Interestingly, the Sprinter was never actually offered as a new car on the market here. However, many Sprinters can be found on the pre-owned market today. This is due to the Sprinter’s popularity as a grey market import, meaning that many of the vehicles were imported from Japan via unofficial channels. The Sprinter was actually used as the inspiration for the Holden Nova, made by the United Australian Automobile Industries from the years 1989 to 1996. Today, most Sprinters on the market are from the 1980s and 1990s, the heyday of these particular vehicles, although older models and versions can be found.

Offered in a wide variety of body variations, including a two-door coupe, three-door hatch, four-door sedan, and five-door hatch, among others, the model lines were often split into front-wheel drive and rear-wheel drive options. This wide range of alternatives means that there is a Sprinter out there for nearly every driver. In fact, rear-wheel drive Sprinters are popular on the market today as drift cars. Due to their sporty nature, many Sprinters have also been used as rally cars in the past. Because of this, it’s important to check into the background of the car before purchase. During its run, the Sprinter was also offered as the Sprinter Carib, a five-door wagon offered with four-wheel drive and a significantly different exterior than that of the Toyota Corolla.

Drivers praise the Sprinter’s considerable poke and impressive handling. In addition, the Japanese manufacturing on the car is typically superior, making the Sprinters utterly reliable and secure. Ample body configurations and features mean plenty of options for potential buyers. The Sprinter is perfect for those looking for all of the dependability and quality found in a Corolla, wrapped up in a sportier package.

Toyota Sprinter Engine Specs and Performance

Over 32 years and eight generations, the Toyota Sprinter has come equipped with a wide variety of engines and power trains. The first version of the Sprinter (E10 Series) was introduced as a fastback alternative to the original Toyota Corolla. That car featured a 1.1L K pushrod engine. Subsequent generations received larger engines. Among the most popular imports include the Sprinter AE86, manufactured starting in 1983 and based off the fifth generation from the Corolla range. These vehicles feature a 1.6L V4 engine with an output of 96kW of power and 150Nm of torque, which was later rated down to 88kW and 142Nm. However, many Sprinters on the market today have been retrofitted for enhanced power, so actual outputs may vary on the used car market.

Standard Equipment and Options for the Toyota Sprinter

The Sprinter was always geared more towards performance than luxury. However, this doesn’t mean that the car came without good features. Originally, the Sprinters main differences from Corollas were cosmetic. For instance, early generations of Sprinters featured a formal upright grill, a sleeker, more aerodynamic body design, pop-up headlamps, and a more sculptured look. One interesting trim of the Sprinter is the Carib. This five-door wagon came standard with dual airbags, automatic transmission, electric windows, a spoiler, roof rails, and a Carib decal.
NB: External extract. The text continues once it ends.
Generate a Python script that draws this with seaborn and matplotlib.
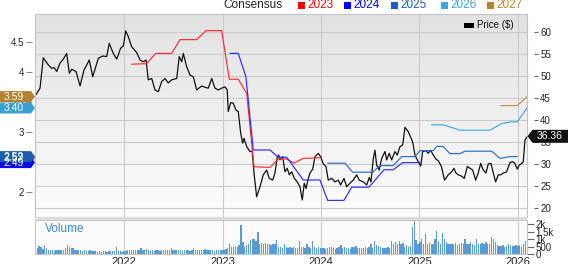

Some versions of this model were in fact four-wheel drive, making the Carib a sporty, off-road-capable vehicle. The Carib also featured a larger, more comfortable cabin.

Toyota Sprinter's Competition

As a sporty compact vehicle, the Sprinter faced a wide array of competition from across the market. One source of competition actually came from the Holden Nova, a car based off the platform of the Toyota Sprinter. During its production run, the Nova went through two generations. Originally offered with a 1.4L 60kW engine in 1989, the Nova eventually came equipped with a 1.8L 85kW engine in 1992. The Holden Nova was phased out of production in 1996.

Another rival for the Sprinter was the Corolla itself. Throughout, the Corolla generally offered similar engine options as the Sprinter, with the main differences being cosmetic in nature. During the 1980s, a comparable vehicle to the Sprinter was the Mitsubishi Cordia. The Cordia was offered in a 1.6L turbocharged version with 84kW until 1985, when the cars underwent an overhaul. Newer versions were available with a 1.8L V4 with 110kW of power.